Inmates in one housing section of the Wood County Jail

By JAN McLAUGHLIN

BG Independent News

With ICE running out of places to house detained immigrants, Wood County Sheriff Mark Wasylysyn expects it’s only a matter of time before he is approached about using space at the Wood County Jail for detainees.

Elsewhere in this region, Immigration and Customs Enforcement has held an average of 80 detainees a day at the Corrections Center of Northwest Ohio since March, when the facility agreed to house detainees.

“I’m kind of surprised they haven’t asked yet,” Wasylyshyn said Monday.

However, a border patrol representative did ask a Wood County deputy if the local jail would be willing to house detainees. But no official request has been made.

Wasylyshyn said he’s not sure how he will respond if ICE requests space.

“I’m torn,” he said.

The sheriff said he would first want to know who ICE would house at the jail.

“I’m not sure I want someone who’s been in this country 25 years,” living peacefully and making a better life for their family, he said.

Wasylyshyn, whose ancestors came to the U.S. from Ukraine in the 1920s and 1948, said his perspective is colored by the fact that his family adhered to the nation’s immigration process when they came to America.

However, he is also aware that the process to legally immigrate to the U.S. has been made nearly impossible for many.

“We have people escaping horrible conditions” in their homelands with abject poverty and ongoing violence, he said.

Wasylyshyn said he is also torn when he considers Wood County taxpayers. The Wood County Jail does lease space out to other counties that don’t have space for their prisoners. If he were to enter a contract with ICE for 25 detainees, the jail could bring in $500,000 a year – which would help pay off the recent jail improvements and expansion.

Also, Wasylyshyn said, he can’t imagine that ICE would be arresting fewer immigrants based on his jail not housing detainees. At least those at the Wood County Jail would be housed in a safe and clean setting – unlike the newly opened “Alligator Alley” facility in Florida, he said.

President Donald Trump has pledged to deport “the worst of the worst.” He frequently speaks about the countless “dangerous criminals” — among them murderers, rapists and child predators — from around the world he says entered the U.S. illegally under the Biden administration. 
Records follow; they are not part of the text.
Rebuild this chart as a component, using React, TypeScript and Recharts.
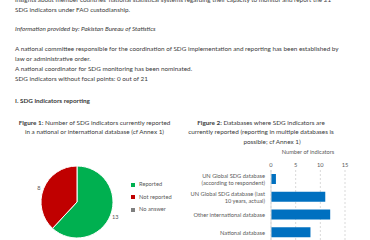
import React from 'react';
import { PieChart, Pie, Cell, Legend, BarChart, Bar, XAxis, YAxis, CartesianGrid, Label } from 'recharts';

const pieNames = ['Reported', 'Not reported', 'No answer'];
const pieValues = [13, 8, 0];
const pieColors = ['#00B050', '#C00000', '#7F7F7F'];

const dbCategories = [
  'UN Global SDG database\n(according to respondent)',
  'UN Global SDG database (last\n10 years, actual)',
  'Other international database',
  'National database',
];
const dbValues = [1, 11, 12, 8];
const xTicks = [0, 5, 10, 15];

const pieData = pieNames.map((name, i) => ({ name, value: pieValues[i] }));
const barData = dbCategories.map((name, i) => ({ name, value: dbValues[i] }));

const FONT = 'Lato, "Liberation Sans", sans-serif';
const TEXT = '#3a3a3a';
const GRAY = '#595959';
const FS = 6.35;

const Line = ({ y, x, children, style }: any) => (
  <div style={{ position: 'absolute', left: x, top: y - 5, height: 10, lineHeight: '10px', fontSize: FS, whiteSpace: 'nowrap', ...style }}>{children}</div>
);
const CLine = ({ y, cx, children, style }: any) => (
  <div style={{ position: 'absolute', left: cx - 100, width: 200, textAlign: 'center', top: y - 5, height: 10, lineHeight: '10px', fontSize: FS, whiteSpace: 'nowrap', ...style }}>{children}</div>
);

const RAD = Math.PI / 180;
const pieLabel = (p: any) => {
  if (!p.value) return null;
  const r = p.outerRadius + 5;
  const x = p.cx + r * Math.cos(-p.midAngle * RAD);
  const y = p.cy + r * Math.sin(-p.midAngle * RAD);
  return (
    <text x={x} y={y} fill={GRAY} fontSize={5.6} textAnchor="middle" dominantBaseline="central" fontFamily={FONT}>
      {p.value}
    </text>
  );
};

const CatTick = (props: any) => {
  const { x, y, payload } = props;
  const lines = String(payload.value).split('\n');
  const lh = 7;
  const start = y - ((lines.length - 1) * lh) / 2;
  return (
    <text x={x} y={start} textAnchor="end" fill={GRAY} fontSize={5.7} fontFamily={FONT}>
      {lines.map((l, i) => (
        <tspan key={i} x={x} y={start + i * lh} dominantBaseline="central">{l}</tspan>
      ))}
    </text>
  );
};

export default function App() {
  return (
    <div style={{ position: 'absolute', left: 0, top: 0, width: 370, height: 240, background: '#fff', fontFamily: FONT, color: TEXT, overflow: 'hidden' }}>
      <Line x={15} y={0}>insights about member countries' national statistical systems regarding their capacity to monitor and report the 21</Line>
      <Line x={15} y={10}>SDG indicators under FAO custodianship.</Line>
      <Line x={15} y={29} style={{ fontStyle: 'italic' }}>Information provided by: Pakistan Bureau of Statistics</Line>
      <Line x={15} y={49}>A national committee responsible for the coordination of SDG implementation and reporting has been established by</Line>
      <Line x={15} y={59}>law or administrative order.</Line>
      <Line x={15} y={69}>A national coordinator for SDG monitoring has been nominated.</Line>
      <Line x={15} y={79}>SDG indicators without focal points: 0 out of 21</Line>
      <Line x={15} y={101} style={{ fontWeight: 'bold' }}>I. SDG indicators reporting</Line>

      <CLine cx={94.5} y={123}><b>Figure 1:</b> Number of SDG indicators currently reported</CLine>
      <CLine cx={94.5} y={132}>in a national or international database (cf Annex 1)</CLine>
      <CLine cx={261} y={123}><b>Figure 2:</b> Databases where SDG indicators are</CLine>
      <CLine cx={261} y={132}>currently reported (reporting in multiple databases is</CLine>
      <CLine cx={272} y={142}>possible; cf Annex 1)</CLine>

      <div style={{ position: 'absolute', left: 0, top: 130 }}>
        <PieChart width={185} height={110}>
          <Pie
            data={pieData}
            dataKey="value"
            nameKey="name"
            cx={72}
            cy={67}
            outerRadius={36}
            startAngle={90}
            endAngle={-270}
            stroke="#fff"
            strokeWidth={1}
            labelLine={false}
            label={pieLabel}
            isAnimationActive={false}
          >
            {pieData.map((d, i) => (
              <Cell key={d.name} fill={pieColors[i]} />
            ))}
          </Pie>
          <Legend
            layout="vertical"
            align="right"
            verticalAlign="top"
            iconType="square"
            iconSize={4}
            itemSorter={(item: any) => pieNames.indexOf(item.value)}
            wrapperStyle={{ left: 131, top: 48, width: 60, fontSize: 5.7, lineHeight: '12.5px', fontFamily: FONT }}
            formatter={(v: any) => <span style={{ color: GRAY }}>{v}</span>}
          />
        </PieChart>
      </div>

      <div style={{ position: 'absolute', left: 185, top: 130 }}>
        <BarChart
          width={185}
          height={111}
          data={barData}
          layout="vertical"
          margin={{ top: 20, right: 25, bottom: 0, left: 0 }}
          barSize={10}
        >
          <CartesianGrid horizontal={false} stroke="#d9d9d9" strokeDasharray="2 2" />
          <XAxis
            type="number"
            orientation="top"
            domain={[0, 15]}
            ticks={xTicks}
            height={20}
            axisLine={false}
            tickLine={false}
            tickSize={2}
            tickMargin={1}
            tick={{ fontSize: 5.7, fill: GRAY, fontFamily: FONT }}
          >
            <Label value="Number of indicators" position="insideTop" offset={0} fontSize={5.7} fill={GRAY} fontFamily={FONT} />
          </XAxis>
          <YAxis
            type="category"
            dataKey="name"
            width={86}
            axisLine={{ stroke: '#d9d9d9' }}
            tickLine={false}
            tickSize={4}
            tickMargin={2}
            tick={<CatTick />}
            interval={0}
          />
          <Bar dataKey="value" fill="#0070C0" isAnimationActive={false} />
        </BarChart>
      </div>
    </div>
  );
}
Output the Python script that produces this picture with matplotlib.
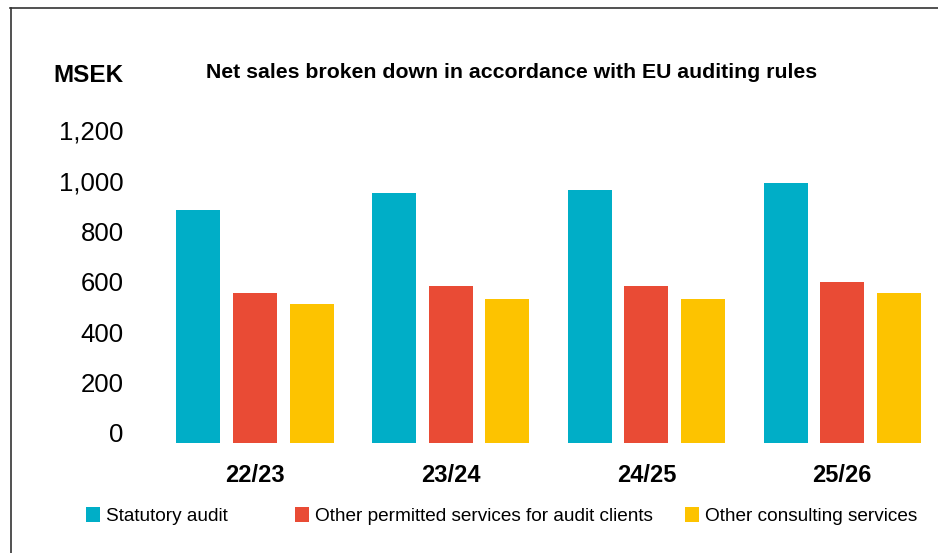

But government data around ongoing detentions tells a different story, according to the Associated Press.

There has been an increase of arrests by U.S. ICE since Trump began his second term, with reports of raids across the country. Yet the majority of people currently detained by ICE have no criminal convictions. Of those who do, relatively few have been convicted of high-level crimes — a stark contrast to the nightmare Trump describes to support his border security agenda.

According to AP, the latest ICE statistics show that as of June 29, there were 57,861 people detained by ICE, 41,495 — 71.7% — of whom had no criminal convictions. 

Each detainee is assigned a threat level by ICE on a scale of 1 to 3, with one being the highest. Those without a criminal record are classified as having “no ICE threat level.” As of June 23, the latest data available, 84% of people detained at 201 facilities nationwide were not given a threat level. Another 7% had been graded as a level 1 threat, 4% were level 2 and 5% were level 3, AP has reported.

Research has consistently found that immigrants are not driving violent crime in the U.S. and that they actually commit fewer crimes than native-born Americans, according to AP. 

A 2023 working paper from the National Bureau of Economic Research, for example, reported that immigrants for 150 years have had lower incarceration rates than those born in the U.S. In fact, the rates have declined since 1960 — and according to the paper, immigrants were 60% less likely to be incarcerated.